Output every line exactly as written. Leave out pictures.

Data:

----

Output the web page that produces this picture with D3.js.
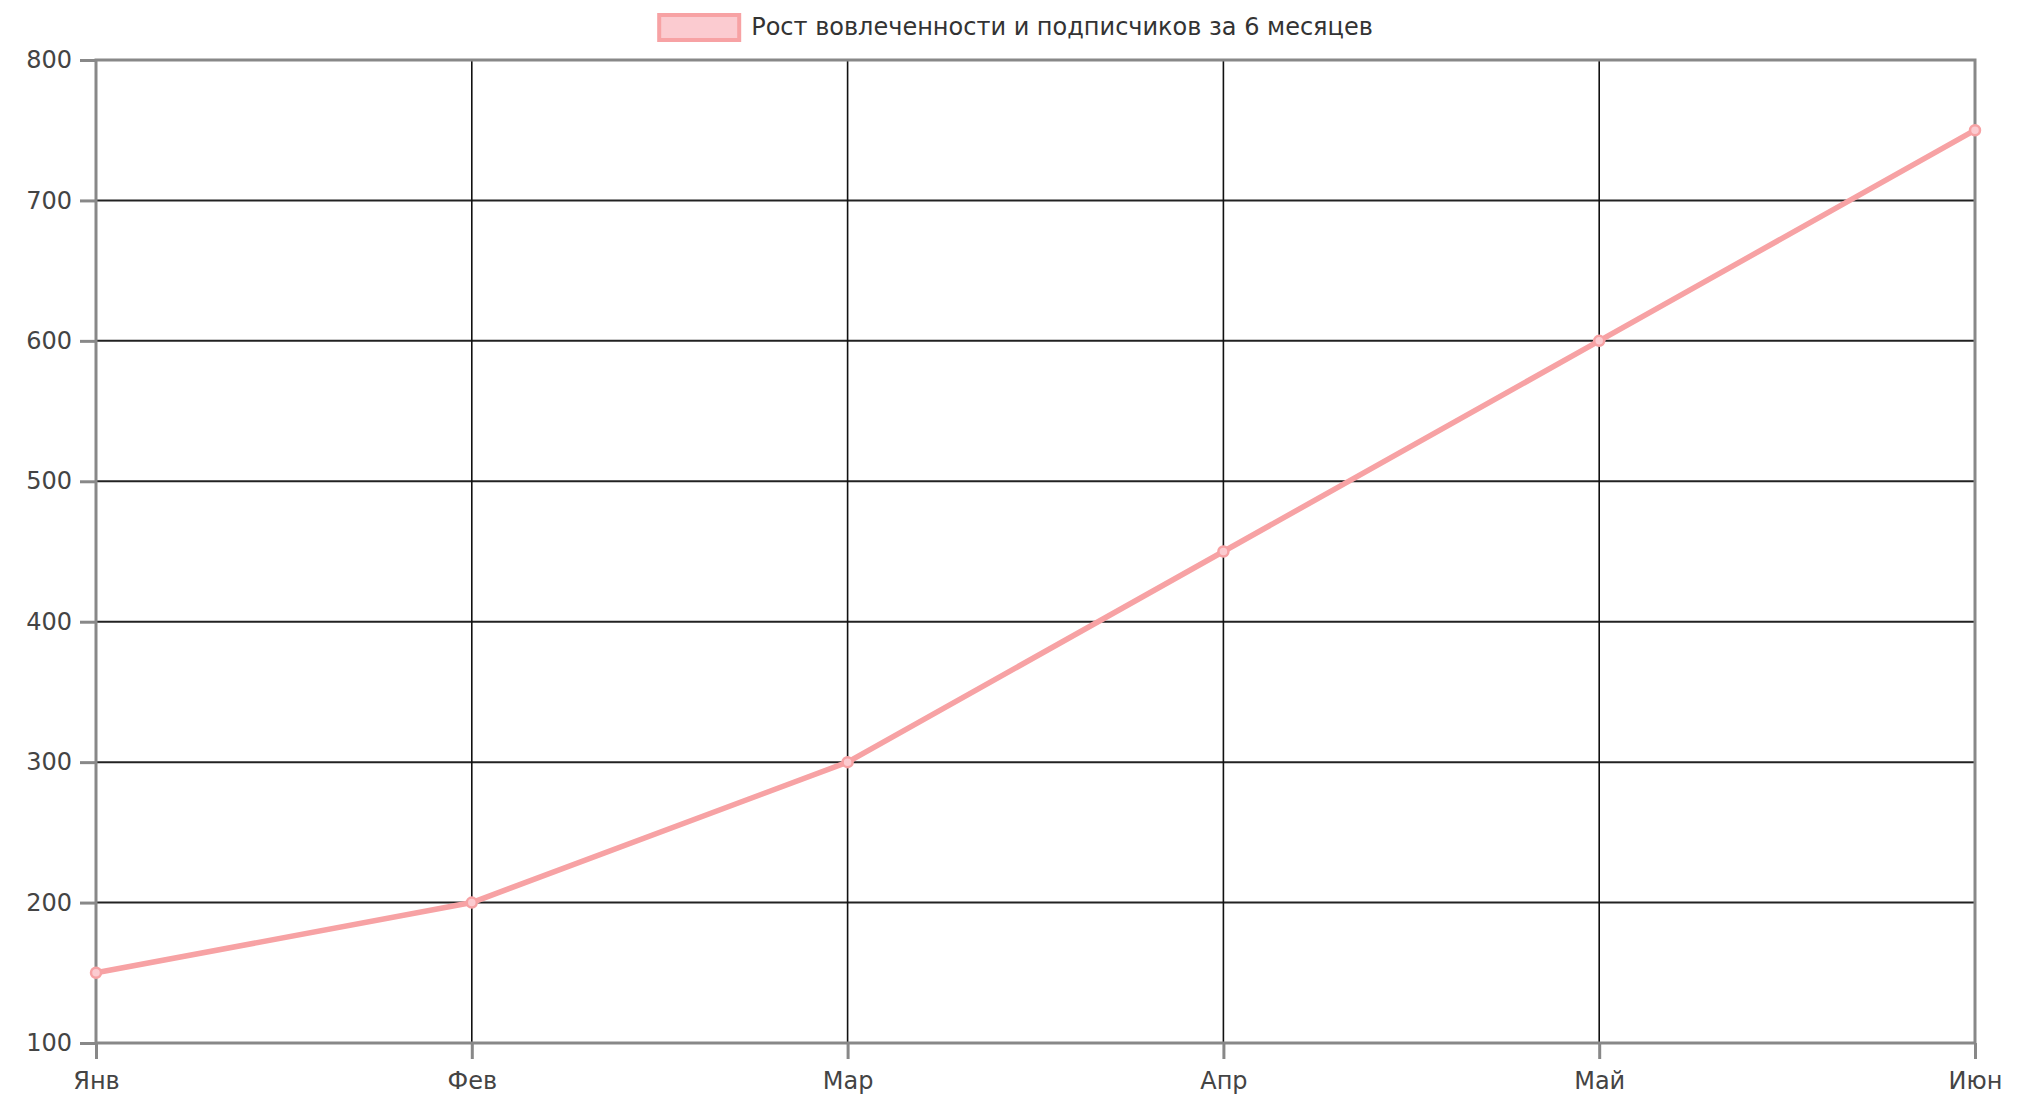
<!DOCTYPE html>
<html>
<head>
<meta charset="utf-8">
<script src="https://cdn.jsdelivr.net/npm/d3@7"></script>
<style>
  html, body { margin: 0; padding: 0; background: #fff; }
  svg { display: block; }
  text { font-family: "DejaVu Sans", sans-serif; }
</style>
</head>
<body>
<div id="chart"></div>
<script>
// chart data
const months = ["Янв", "Фев", "Мар", "Апр", "Май", "Июн"];
const values = [150, 200, 300, 450, 600, 750];
const yTicks = [100, 200, 300, 400, 500, 600, 700, 800];
const seriesLabel = "Рост вовлеченности и подписчиков за 6 месяцев";

const width = 2032, height = 1094;
const margin = { top: 60, right: 57, bottom: 51, left: 96 };

const lineColor = "#f7a2a4";
const fillColor = "#fbcbd0";

const svg = d3.select("#chart")
    .append("svg")
    .attr("width", width)
    .attr("height", height);

const innerW = width - margin.left - margin.right;
const innerH = height - margin.top - margin.bottom;

const g = svg.append("g")
    .attr("transform", `translate(${margin.left}, ${margin.top})`);

const x = d3.scalePoint()
    .domain(months)
    .range([0, innerW]);

const y = d3.scaleLinear()
    .domain([100, 800])
    .range([innerH, 0]);

// grid lines
g.append("g")
    .selectAll("line")
    .data(yTicks)
    .enter()
    .append("line")
    .attr("x1", 0)
    .attr("x2", innerW)
    .attr("y1", d => y(d))
    .attr("y2", d => y(d))
    .attr("stroke", "#222")
    .attr("stroke-width", 2);

g.append("g")
    .selectAll("line")
    .data(months)
    .enter()
    .append("line")
    .attr("x1", d => x(d))
    .attr("x2", d => x(d))
    .attr("y1", 0)
    .attr("y2", innerH)
    .attr("stroke", "#111")
    .attr("stroke-width", 1.6);

// axes
const yAxis = g.append("g")
    .call(d3.axisLeft(y).tickValues(yTicks).tickSize(16).tickPadding(8).tickSizeOuter(0));

const xAxis = g.append("g")
    .attr("transform", `translate(0, ${innerH})`)
    .call(d3.axisBottom(x).tickSize(16).tickPadding(13).tickSizeOuter(0));

[yAxis, xAxis].forEach(ax => {
    ax.select(".domain").remove();
    ax.selectAll(".tick line")
        .attr("stroke", "#888")
        .attr("stroke-width", 3);
    ax.selectAll("text")
        .attr("fill", "#444")
        .style("font-family", "DejaVu Sans, sans-serif")
        .style("font-size", "24px");
});

// border
g.append("rect")
    .attr("x", 0)
    .attr("y", 0)
    .attr("width", innerW)
    .attr("height", innerH)
    .attr("fill", "none")
    .attr("stroke", "#888")
    .attr("stroke-width", 3);

// the series
const line = d3.line()
    .x((d, i) => x(months[i]))
    .y(d => y(d));

g.append("path")
    .datum(values)
    .attr("d", line)
    .attr("fill", "none")
    .attr("stroke", lineColor)
    .attr("stroke-width", 5.5)
    .attr("stroke-linejoin", "round");

g.selectAll(".pt")
    .data(values)
    .enter()
    .append("circle")
    .attr("class", "pt")
    .attr("cx", (d, i) => x(months[i]))
    .attr("cy", d => y(d))
    .attr("r", 5)
    .attr("fill", fillColor)
    .attr("stroke", lineColor)
    .attr("stroke-width", 2.5);

// legend
const legend = svg.append("g");
const legendText = legend.append("text")
    .attr("x", 0)
    .attr("y", 27)
    .attr("dominant-baseline", "central")
    .attr("fill", "#333")
    .style("font-size", "24px")
    .text(seriesLabel);

const tw = legendText.node().getComputedTextLength();
const boxW = 80, gap = 12;
const startX = width / 2 - (boxW + gap + tw) / 2;

legend.append("rect")
    .attr("x", startX)
    .attr("y", 15)
    .attr("width", boxW)
    .attr("height", 25)
    .attr("fill", fillColor)
    .attr("stroke", lineColor)
    .attr("stroke-width", 4);

legendText.attr("x", startX + boxW + gap);
</script>
</body>
</html>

----

Solution to this task:
Output the web page that produces this picture with D3.js.
<!DOCTYPE html>
<html>
<head>
<meta charset="utf-8">
<script src="https://cdn.jsdelivr.net/npm/d3@7"></script>
<style>
  html, body { margin: 0; padding: 0; background: #fff; }
  svg { display: block; }
  text { font-family: "DejaVu Sans", sans-serif; }
</style>
</head>
<body>
<div id="chart"></div>
<script>
// chart data
const months = ["Янв", "Фев", "Мар", "Апр", "Май", "Июн"];
const values = [150, 200, 300, 450, 600, 750];
const yTicks = [100, 200, 300, 400, 500, 600, 700, 800];
const seriesLabel = "Рост вовлеченности и подписчиков за 6 месяцев";

const width = 2032, height = 1094;
const margin = { top: 60, right: 57, bottom: 51, left: 96 };

const lineColor = "#f7a2a4";
const fillColor = "#fbcbd0";

const svg = d3.select("#chart")
    .append("svg")
    .attr("width", width)
    .attr("height", height);

const innerW = width - margin.left - margin.right;
const innerH = height - margin.top - margin.bottom;

const g = svg.append("g")
    .attr("transform", `translate(${margin.left}, ${margin.top})`);

const x = d3.scalePoint()
    .domain(months)
    .range([0, innerW]);

const y = d3.scaleLinear()
    .domain([100, 800])
    .range([innerH, 0]);

// grid lines
g.append("g")
    .selectAll("line")
    .data(yTicks)
    .enter()
    .append("line")
    .attr("x1", 0)
    .attr("x2", innerW)
    .attr("y1", d => y(d))
    .attr("y2", d => y(d))
    .attr("stroke", "#222")
    .attr("stroke-width", 2);

g.append("g")
    .selectAll("line")
    .data(months)
    .enter()
    .append("line")
    .attr("x1", d => x(d))
    .attr("x2", d => x(d))
    .attr("y1", 0)
    .attr("y2", innerH)
    .attr("stroke", "#111")
    .attr("stroke-width", 1.6);

// axes
const yAxis = g.append("g")
    .call(d3.axisLeft(y).tickValues(yTicks).tickSize(16).tickPadding(8).tickSizeOuter(0));

const xAxis = g.append("g")
    .attr("transform", `translate(0, ${innerH})`)
    .call(d3.axisBottom(x).tickSize(16).tickPadding(13).tickSizeOuter(0));

[yAxis, xAxis].forEach(ax => {
    ax.select(".domain").remove();
    ax.selectAll(".tick line")
        .attr("stroke", "#888")
        .attr("stroke-width", 3);
    ax.selectAll("text")
        .attr("fill", "#444")
        .style("font-family", "DejaVu Sans, sans-serif")
        .style("font-size", "24px");
});

// border
g.append("rect")
    .attr("x", 0)
    .attr("y", 0)
    .attr("width", innerW)
    .attr("height", innerH)
    .attr("fill", "none")
    .attr("stroke", "#888")
    .attr("stroke-width", 3);

// the series
const line = d3.line()
    .x((d, i) => x(months[i]))
    .y(d => y(d));

g.append("path")
    .datum(values)
    .attr("d", line)
    .attr("fill", "none")
    .attr("stroke", lineColor)
    .attr("stroke-width", 5.5)
    .attr("stroke-linejoin", "round");

g.selectAll(".pt")
    .data(values)
    .enter()
    .append("circle")
    .attr("class", "pt")
    .attr("cx", (d, i) => x(months[i]))
    .attr("cy", d => y(d))
    .attr("r", 5)
    .attr("fill", fillColor)
    .attr("stroke", lineColor)
    .attr("stroke-width", 2.5);

// legend
const legend = svg.append("g");
const legendText = legend.append("text")
    .attr("x", 0)
    .attr("y", 27)
    .attr("dominant-baseline", "central")
    .attr("fill", "#333")
    .style("font-size", "24px")
    .text(seriesLabel);

const tw = legendText.node().getComputedTextLength();
const boxW = 80, gap = 12;
const startX = width / 2 - (boxW + gap + tw) / 2;

legend.append("rect")
    .attr("x", startX)
    .attr("y", 15)
    .attr("width", boxW)
    .attr("height", 25)
    .attr("fill", fillColor)
    .attr("stroke", lineColor)
    .attr("stroke-width", 4);

legendText.attr("x", startX + boxW + gap);
</script>
</body>
</html>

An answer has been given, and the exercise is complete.